### Goal
Write out the data below exactly as given, without any of its pictures.

Collected data entries:
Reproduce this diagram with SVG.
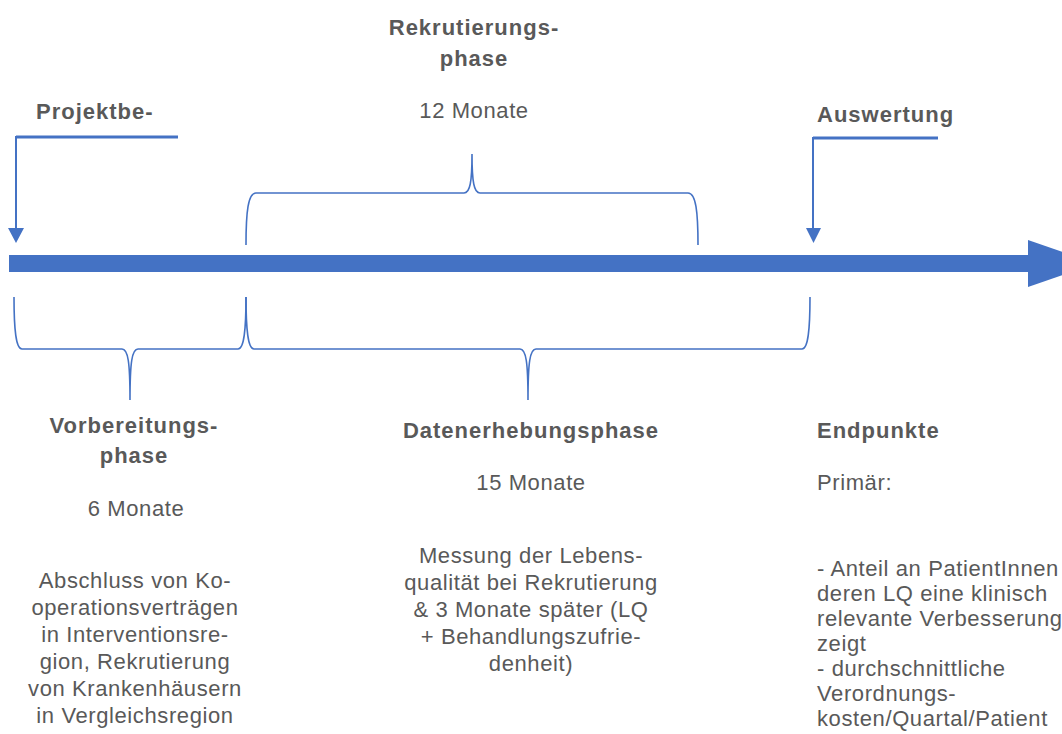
<svg xmlns="http://www.w3.org/2000/svg" width="1062" height="734" viewBox="0 0 1062 734">
<style>
.t{font-family:"Liberation Sans",Arial,sans-serif;font-size:22px;fill:#595959;letter-spacing:0.6px}
.b{font-weight:bold;letter-spacing:1px}
.c{text-anchor:middle}
.br{fill:none;stroke:#4472C4;stroke-width:1.6}
.ln{fill:none;stroke:#4472C4}
.hd{fill:#4472C4}
</style>
<rect width="1062" height="734" fill="#fff"/>
<g id="timeline">
<rect x="9" y="255" width="1020" height="17" fill="#4472C4"/>
<polygon points="1028,240 1096,263.5 1028,287" fill="#4472C4"/>
</g>
<g id="connectors">
<line class="ln" x1="16" y1="137" x2="178" y2="137" stroke-width="3"/>
<line class="ln" x1="16" y1="136" x2="16" y2="230" stroke-width="2"/>
<polygon class="hd" points="8,228 24,228 16,243"/>
<line class="ln" x1="813" y1="138" x2="938" y2="138" stroke-width="3"/>
<line class="ln" x1="813" y1="137" x2="813" y2="230" stroke-width="2"/>
<polygon class="hd" points="806,228 821,228 813.5,243"/>
<path class="br" d="M246,245 C246,212 248,193 256,193 L464,193 C470,193 472,182 472,154 C472,182 474,193 480,193 L688,193 C696,193 698,212 698,245"/>
<path class="br" d="M14,297 C14,330 16,349 22,349 L122,349 C128,349 130,362 130,400 C130,362 132,349 138,349 L238,349 C244,349 246,330 246,297"/>
<path class="br" d="M246,297 C246,330 248,349 254,349 L520,349 C526,349 528,362 528,400 C528,362 530,349 536,349 L802,349 C808,349 810,330 810,297"/>
</g>
<g id="projektbeginn">
<text class="t b" x="36" y="119">Projektbe-</text>
</g>
<g id="rekrutierung">
<text class="t b c" x="474" y="35">Rekrutierungs-</text>
<text class="t b c" x="474" y="66">phase</text>
<text class="t c" x="474" y="118">12 Monate</text>
</g>
<g id="auswertung">
<text class="t b" x="817" y="122">Auswertung</text>
</g>
<g id="vorbereitung">
<text class="t b c" x="134" y="433">Vorbereitungs-</text>
<text class="t b c" x="134" y="463">phase</text>
<text class="t c" x="136" y="516">6 Monate</text>
<text class="t c" x="135" y="588">Abschluss von Ko-</text>
<text class="t c" x="135" y="615">operationsverträgen</text>
<text class="t c" x="135" y="642">in Interventionsre-</text>
<text class="t c" x="135" y="669">gion, Rekrutierung</text>
<text class="t c" x="135" y="696">von Krankenhäusern</text>
<text class="t c" x="135" y="723">in Vergleichsregion</text>
</g>
<g id="datenerhebung">
<text class="t b c" x="531" y="438">Datenerhebungsphase</text>
<text class="t c" x="531" y="490">15 Monate</text>
<text class="t c" x="531" y="563">Messung der Lebens-</text>
<text class="t c" x="531" y="590">qualität bei Rekrutierung</text>
<text class="t c" x="531" y="617">&amp; 3 Monate später (LQ</text>
<text class="t c" x="531" y="644">+ Behandlungszufrie-</text>
<text class="t c" x="531" y="671">denheit)</text>
</g>
<g id="endpunkte">
<text class="t b" x="817" y="438">Endpunkte</text>
<text class="t" x="817" y="490">Primär:</text>
<text class="t" x="817" y="576">- Anteil an PatientInnen</text>
<text class="t" x="817" y="601">deren LQ eine klinisch</text>
<text class="t" x="817" y="626">relevante Verbesserung</text>
<text class="t" x="817" y="651">zeigt</text>
<text class="t" x="817" y="676">- durchschnittliche</text>
<text class="t" x="817" y="701">Verordnungs-</text>
<text class="t" x="817" y="726">kosten/Quartal/Patient</text>
</g>
</svg>
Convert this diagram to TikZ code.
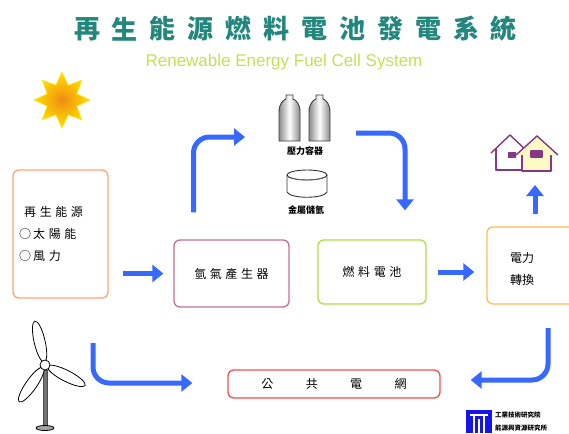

### Result below
Reproduce this diagram with SVG.
<svg xmlns="http://www.w3.org/2000/svg" width="1062" height="734" viewBox="0 0 1062 734">
<style>
.t{font-family:"Liberation Sans",Arial,sans-serif;font-size:22px;fill:#595959;letter-spacing:0.6px}
.b{font-weight:bold;letter-spacing:1px}
.c{text-anchor:middle}
.br{fill:none;stroke:#4472C4;stroke-width:1.6}
.ln{fill:none;stroke:#4472C4}
.hd{fill:#4472C4}
</style>
<rect width="1062" height="734" fill="#fff"/>
<g id="timeline">
<rect x="9" y="255" width="1020" height="17" fill="#4472C4"/>
<polygon points="1028,240 1096,263.5 1028,287" fill="#4472C4"/>
</g>
<g id="connectors">
<line class="ln" x1="16" y1="137" x2="178" y2="137" stroke-width="3"/>
<line class="ln" x1="16" y1="136" x2="16" y2="230" stroke-width="2"/>
<polygon class="hd" points="8,228 24,228 16,243"/>
<line class="ln" x1="813" y1="138" x2="938" y2="138" stroke-width="3"/>
<line class="ln" x1="813" y1="137" x2="813" y2="230" stroke-width="2"/>
<polygon class="hd" points="806,228 821,228 813.5,243"/>
<path class="br" d="M246,245 C246,212 248,193 256,193 L464,193 C470,193 472,182 472,154 C472,182 474,193 480,193 L688,193 C696,193 698,212 698,245"/>
<path class="br" d="M14,297 C14,330 16,349 22,349 L122,349 C128,349 130,362 130,400 C130,362 132,349 138,349 L238,349 C244,349 246,330 246,297"/>
<path class="br" d="M246,297 C246,330 248,349 254,349 L520,349 C526,349 528,362 528,400 C528,362 530,349 536,349 L802,349 C808,349 810,330 810,297"/>
</g>
<g id="projektbeginn">
<text class="t b" x="36" y="119">Projektbe-</text>
</g>
<g id="rekrutierung">
<text class="t b c" x="474" y="35">Rekrutierungs-</text>
<text class="t b c" x="474" y="66">phase</text>
<text class="t c" x="474" y="118">12 Monate</text>
</g>
<g id="auswertung">
<text class="t b" x="817" y="122">Auswertung</text>
</g>
<g id="vorbereitung">
<text class="t b c" x="134" y="433">Vorbereitungs-</text>
<text class="t b c" x="134" y="463">phase</text>
<text class="t c" x="136" y="516">6 Monate</text>
<text class="t c" x="135" y="588">Abschluss von Ko-</text>
<text class="t c" x="135" y="615">operationsverträgen</text>
<text class="t c" x="135" y="642">in Interventionsre-</text>
<text class="t c" x="135" y="669">gion, Rekrutierung</text>
<text class="t c" x="135" y="696">von Krankenhäusern</text>
<text class="t c" x="135" y="723">in Vergleichsregion</text>
</g>
<g id="datenerhebung">
<text class="t b c" x="531" y="438">Datenerhebungsphase</text>
<text class="t c" x="531" y="490">15 Monate</text>
<text class="t c" x="531" y="563">Messung der Lebens-</text>
<text class="t c" x="531" y="590">qualität bei Rekrutierung</text>
<text class="t c" x="531" y="617">&amp; 3 Monate später (LQ</text>
<text class="t c" x="531" y="644">+ Behandlungszufrie-</text>
<text class="t c" x="531" y="671">denheit)</text>
</g>
<g id="endpunkte">
<text class="t b" x="817" y="438">Endpunkte</text>
<text class="t" x="817" y="490">Primär:</text>
<text class="t" x="817" y="576">- Anteil an PatientInnen</text>
<text class="t" x="817" y="601">deren LQ eine klinisch</text>
<text class="t" x="817" y="626">relevante Verbesserung</text>
<text class="t" x="817" y="651">zeigt</text>
<text class="t" x="817" y="676">- durchschnittliche</text>
<text class="t" x="817" y="701">Verordnungs-</text>
<text class="t" x="817" y="726">kosten/Quartal/Patient</text>
</g>
</svg>
Convert this diagram to TikZ code.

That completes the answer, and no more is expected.